Without the pictures, output the records below word for word.

**Supplied information**
______

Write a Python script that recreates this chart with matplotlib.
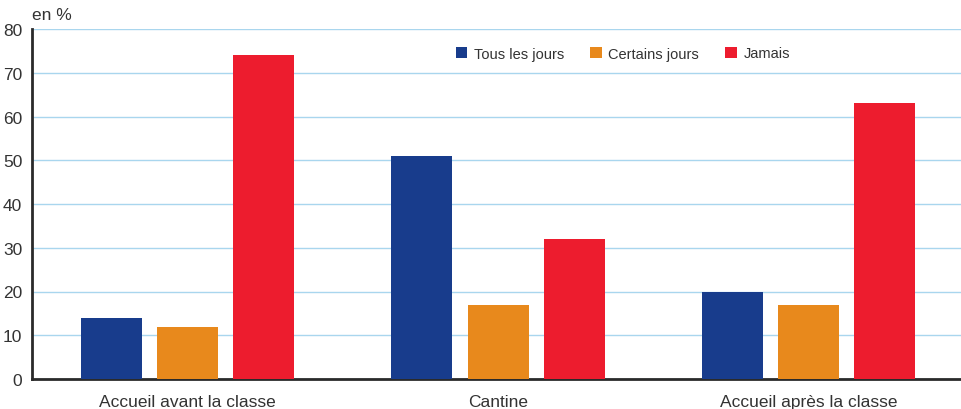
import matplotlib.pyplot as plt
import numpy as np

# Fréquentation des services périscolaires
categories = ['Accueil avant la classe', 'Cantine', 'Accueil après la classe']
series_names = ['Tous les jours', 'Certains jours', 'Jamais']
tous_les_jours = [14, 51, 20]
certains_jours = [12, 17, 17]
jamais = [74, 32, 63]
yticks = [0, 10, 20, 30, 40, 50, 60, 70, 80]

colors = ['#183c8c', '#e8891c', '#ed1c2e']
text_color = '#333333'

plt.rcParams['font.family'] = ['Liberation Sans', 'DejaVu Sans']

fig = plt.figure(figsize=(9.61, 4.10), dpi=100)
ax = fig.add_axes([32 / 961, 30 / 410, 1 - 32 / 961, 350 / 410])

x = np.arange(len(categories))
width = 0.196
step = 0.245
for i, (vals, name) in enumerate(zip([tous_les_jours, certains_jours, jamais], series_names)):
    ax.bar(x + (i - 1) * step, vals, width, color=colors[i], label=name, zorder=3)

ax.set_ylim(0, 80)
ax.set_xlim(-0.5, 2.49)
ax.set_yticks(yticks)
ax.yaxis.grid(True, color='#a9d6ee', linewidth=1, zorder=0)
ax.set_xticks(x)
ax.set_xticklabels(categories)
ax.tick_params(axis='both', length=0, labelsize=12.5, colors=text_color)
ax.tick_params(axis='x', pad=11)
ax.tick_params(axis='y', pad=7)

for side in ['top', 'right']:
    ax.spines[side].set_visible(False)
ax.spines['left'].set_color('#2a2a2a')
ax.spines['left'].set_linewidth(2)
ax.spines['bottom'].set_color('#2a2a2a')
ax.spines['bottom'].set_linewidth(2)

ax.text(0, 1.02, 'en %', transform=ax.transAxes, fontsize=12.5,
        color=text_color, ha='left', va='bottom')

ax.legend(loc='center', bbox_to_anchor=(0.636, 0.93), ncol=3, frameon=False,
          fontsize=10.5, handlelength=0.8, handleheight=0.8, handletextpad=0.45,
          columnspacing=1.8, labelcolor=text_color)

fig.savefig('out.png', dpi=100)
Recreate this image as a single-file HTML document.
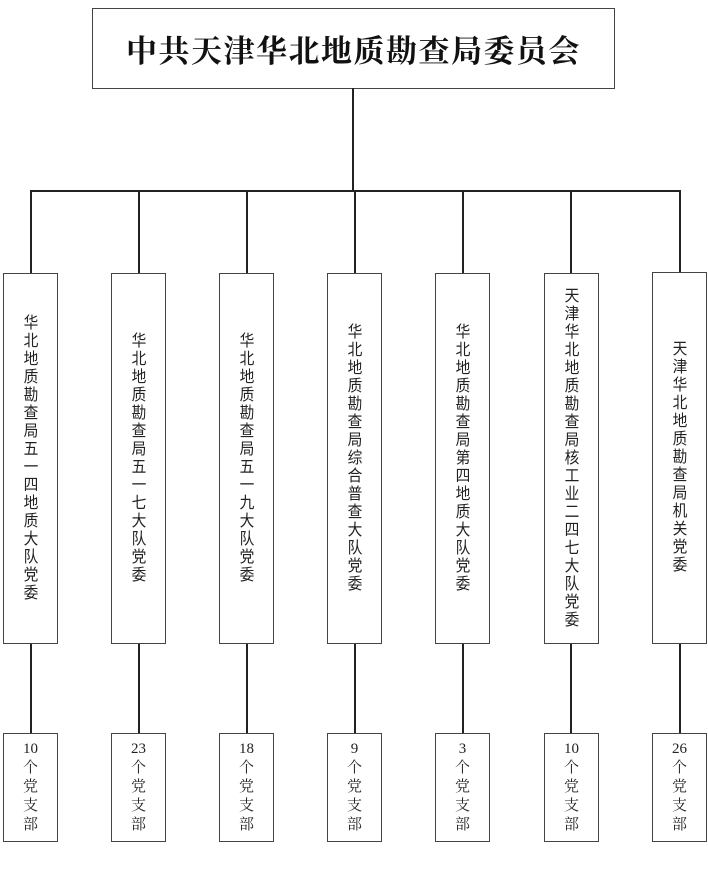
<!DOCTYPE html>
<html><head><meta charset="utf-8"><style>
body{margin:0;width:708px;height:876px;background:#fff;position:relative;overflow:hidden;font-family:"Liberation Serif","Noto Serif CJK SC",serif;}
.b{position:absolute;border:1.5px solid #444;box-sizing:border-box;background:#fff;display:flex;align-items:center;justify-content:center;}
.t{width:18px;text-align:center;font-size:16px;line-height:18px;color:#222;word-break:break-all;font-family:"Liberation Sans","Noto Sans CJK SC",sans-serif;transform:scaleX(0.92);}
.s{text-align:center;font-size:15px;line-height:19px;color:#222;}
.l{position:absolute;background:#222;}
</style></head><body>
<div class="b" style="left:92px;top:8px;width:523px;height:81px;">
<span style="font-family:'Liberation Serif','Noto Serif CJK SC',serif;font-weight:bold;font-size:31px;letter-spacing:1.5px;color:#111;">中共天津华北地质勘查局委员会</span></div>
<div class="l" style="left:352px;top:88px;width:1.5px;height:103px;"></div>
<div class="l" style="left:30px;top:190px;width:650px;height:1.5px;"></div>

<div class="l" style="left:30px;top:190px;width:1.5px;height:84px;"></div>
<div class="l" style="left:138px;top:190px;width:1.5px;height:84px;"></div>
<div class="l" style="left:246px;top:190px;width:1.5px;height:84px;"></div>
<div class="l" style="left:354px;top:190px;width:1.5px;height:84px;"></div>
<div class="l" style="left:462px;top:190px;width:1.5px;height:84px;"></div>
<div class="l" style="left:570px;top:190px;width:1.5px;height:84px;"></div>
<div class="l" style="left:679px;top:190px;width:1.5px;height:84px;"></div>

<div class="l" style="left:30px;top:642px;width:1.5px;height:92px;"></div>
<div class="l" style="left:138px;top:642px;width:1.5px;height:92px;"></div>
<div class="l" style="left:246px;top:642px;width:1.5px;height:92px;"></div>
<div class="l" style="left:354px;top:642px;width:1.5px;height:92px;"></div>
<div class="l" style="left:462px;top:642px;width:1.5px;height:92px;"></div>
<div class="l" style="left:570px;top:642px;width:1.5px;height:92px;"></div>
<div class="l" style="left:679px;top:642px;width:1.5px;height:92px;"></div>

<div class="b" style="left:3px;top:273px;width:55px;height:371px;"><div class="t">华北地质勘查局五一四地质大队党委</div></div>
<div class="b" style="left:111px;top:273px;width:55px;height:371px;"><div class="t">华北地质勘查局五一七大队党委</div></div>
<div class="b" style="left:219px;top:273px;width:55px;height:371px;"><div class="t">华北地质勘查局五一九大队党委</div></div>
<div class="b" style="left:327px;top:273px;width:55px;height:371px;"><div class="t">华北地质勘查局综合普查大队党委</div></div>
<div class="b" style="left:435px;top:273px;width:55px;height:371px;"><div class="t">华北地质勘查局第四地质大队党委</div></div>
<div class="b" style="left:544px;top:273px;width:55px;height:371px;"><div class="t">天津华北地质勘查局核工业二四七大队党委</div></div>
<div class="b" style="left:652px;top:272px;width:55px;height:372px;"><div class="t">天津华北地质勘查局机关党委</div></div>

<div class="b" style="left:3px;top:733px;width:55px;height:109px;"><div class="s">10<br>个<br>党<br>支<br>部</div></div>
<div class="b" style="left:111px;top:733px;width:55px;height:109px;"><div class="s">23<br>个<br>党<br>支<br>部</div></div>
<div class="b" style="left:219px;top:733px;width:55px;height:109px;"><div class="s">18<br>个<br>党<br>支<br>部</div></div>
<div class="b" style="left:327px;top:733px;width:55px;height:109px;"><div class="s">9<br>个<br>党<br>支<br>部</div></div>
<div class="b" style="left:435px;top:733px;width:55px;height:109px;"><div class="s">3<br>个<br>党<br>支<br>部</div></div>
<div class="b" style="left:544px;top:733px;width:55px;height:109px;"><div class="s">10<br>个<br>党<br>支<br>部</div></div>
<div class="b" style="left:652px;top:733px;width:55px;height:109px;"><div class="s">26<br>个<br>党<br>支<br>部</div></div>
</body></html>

______

**Final result**
Write a Python script that recreates this chart with matplotlib.
import matplotlib.pyplot as plt
import numpy as np

# Fréquentation des services périscolaires
categories = ['Accueil avant la classe', 'Cantine', 'Accueil après la classe']
series_names = ['Tous les jours', 'Certains jours', 'Jamais']
tous_les_jours = [14, 51, 20]
certains_jours = [12, 17, 17]
jamais = [74, 32, 63]
yticks = [0, 10, 20, 30, 40, 50, 60, 70, 80]

colors = ['#183c8c', '#e8891c', '#ed1c2e']
text_color = '#333333'

plt.rcParams['font.family'] = ['Liberation Sans', 'DejaVu Sans']

fig = plt.figure(figsize=(9.61, 4.10), dpi=100)
ax = fig.add_axes([32 / 961, 30 / 410, 1 - 32 / 961, 350 / 410])

x = np.arange(len(categories))
width = 0.196
step = 0.245
for i, (vals, name) in enumerate(zip([tous_les_jours, certains_jours, jamais], series_names)):
    ax.bar(x + (i - 1) * step, vals, width, color=colors[i], label=name, zorder=3)

ax.set_ylim(0, 80)
ax.set_xlim(-0.5, 2.49)
ax.set_yticks(yticks)
ax.yaxis.grid(True, color='#a9d6ee', linewidth=1, zorder=0)
ax.set_xticks(x)
ax.set_xticklabels(categories)
ax.tick_params(axis='both', length=0, labelsize=12.5, colors=text_color)
ax.tick_params(axis='x', pad=11)
ax.tick_params(axis='y', pad=7)

for side in ['top', 'right']:
    ax.spines[side].set_visible(False)
ax.spines['left'].set_color('#2a2a2a')
ax.spines['left'].set_linewidth(2)
ax.spines['bottom'].set_color('#2a2a2a')
ax.spines['bottom'].set_linewidth(2)

ax.text(0, 1.02, 'en %', transform=ax.transAxes, fontsize=12.5,
        color=text_color, ha='left', va='bottom')

ax.legend(loc='center', bbox_to_anchor=(0.636, 0.93), ncol=3, frameon=False,
          fontsize=10.5, handlelength=0.8, handleheight=0.8, handletextpad=0.45,
          columnspacing=1.8, labelcolor=text_color)

fig.savefig('out.png', dpi=100)
Recreate this image as a single-file HTML document.
<!DOCTYPE html>
<html><head><meta charset="utf-8"><style>
body{margin:0;width:708px;height:876px;background:#fff;position:relative;overflow:hidden;font-family:"Liberation Serif","Noto Serif CJK SC",serif;}
.b{position:absolute;border:1.5px solid #444;box-sizing:border-box;background:#fff;display:flex;align-items:center;justify-content:center;}
.t{width:18px;text-align:center;font-size:16px;line-height:18px;color:#222;word-break:break-all;font-family:"Liberation Sans","Noto Sans CJK SC",sans-serif;transform:scaleX(0.92);}
.s{text-align:center;font-size:15px;line-height:19px;color:#222;}
.l{position:absolute;background:#222;}
</style></head><body>
<div class="b" style="left:92px;top:8px;width:523px;height:81px;">
<span style="font-family:'Liberation Serif','Noto Serif CJK SC',serif;font-weight:bold;font-size:31px;letter-spacing:1.5px;color:#111;">中共天津华北地质勘查局委员会</span></div>
<div class="l" style="left:352px;top:88px;width:1.5px;height:103px;"></div>
<div class="l" style="left:30px;top:190px;width:650px;height:1.5px;"></div>

<div class="l" style="left:30px;top:190px;width:1.5px;height:84px;"></div>
<div class="l" style="left:138px;top:190px;width:1.5px;height:84px;"></div>
<div class="l" style="left:246px;top:190px;width:1.5px;height:84px;"></div>
<div class="l" style="left:354px;top:190px;width:1.5px;height:84px;"></div>
<div class="l" style="left:462px;top:190px;width:1.5px;height:84px;"></div>
<div class="l" style="left:570px;top:190px;width:1.5px;height:84px;"></div>
<div class="l" style="left:679px;top:190px;width:1.5px;height:84px;"></div>

<div class="l" style="left:30px;top:642px;width:1.5px;height:92px;"></div>
<div class="l" style="left:138px;top:642px;width:1.5px;height:92px;"></div>
<div class="l" style="left:246px;top:642px;width:1.5px;height:92px;"></div>
<div class="l" style="left:354px;top:642px;width:1.5px;height:92px;"></div>
<div class="l" style="left:462px;top:642px;width:1.5px;height:92px;"></div>
<div class="l" style="left:570px;top:642px;width:1.5px;height:92px;"></div>
<div class="l" style="left:679px;top:642px;width:1.5px;height:92px;"></div>

<div class="b" style="left:3px;top:273px;width:55px;height:371px;"><div class="t">华北地质勘查局五一四地质大队党委</div></div>
<div class="b" style="left:111px;top:273px;width:55px;height:371px;"><div class="t">华北地质勘查局五一七大队党委</div></div>
<div class="b" style="left:219px;top:273px;width:55px;height:371px;"><div class="t">华北地质勘查局五一九大队党委</div></div>
<div class="b" style="left:327px;top:273px;width:55px;height:371px;"><div class="t">华北地质勘查局综合普查大队党委</div></div>
<div class="b" style="left:435px;top:273px;width:55px;height:371px;"><div class="t">华北地质勘查局第四地质大队党委</div></div>
<div class="b" style="left:544px;top:273px;width:55px;height:371px;"><div class="t">天津华北地质勘查局核工业二四七大队党委</div></div>
<div class="b" style="left:652px;top:272px;width:55px;height:372px;"><div class="t">天津华北地质勘查局机关党委</div></div>

<div class="b" style="left:3px;top:733px;width:55px;height:109px;"><div class="s">10<br>个<br>党<br>支<br>部</div></div>
<div class="b" style="left:111px;top:733px;width:55px;height:109px;"><div class="s">23<br>个<br>党<br>支<br>部</div></div>
<div class="b" style="left:219px;top:733px;width:55px;height:109px;"><div class="s">18<br>个<br>党<br>支<br>部</div></div>
<div class="b" style="left:327px;top:733px;width:55px;height:109px;"><div class="s">9<br>个<br>党<br>支<br>部</div></div>
<div class="b" style="left:435px;top:733px;width:55px;height:109px;"><div class="s">3<br>个<br>党<br>支<br>部</div></div>
<div class="b" style="left:544px;top:733px;width:55px;height:109px;"><div class="s">10<br>个<br>党<br>支<br>部</div></div>
<div class="b" style="left:652px;top:733px;width:55px;height:109px;"><div class="s">26<br>个<br>党<br>支<br>部</div></div>
</body></html>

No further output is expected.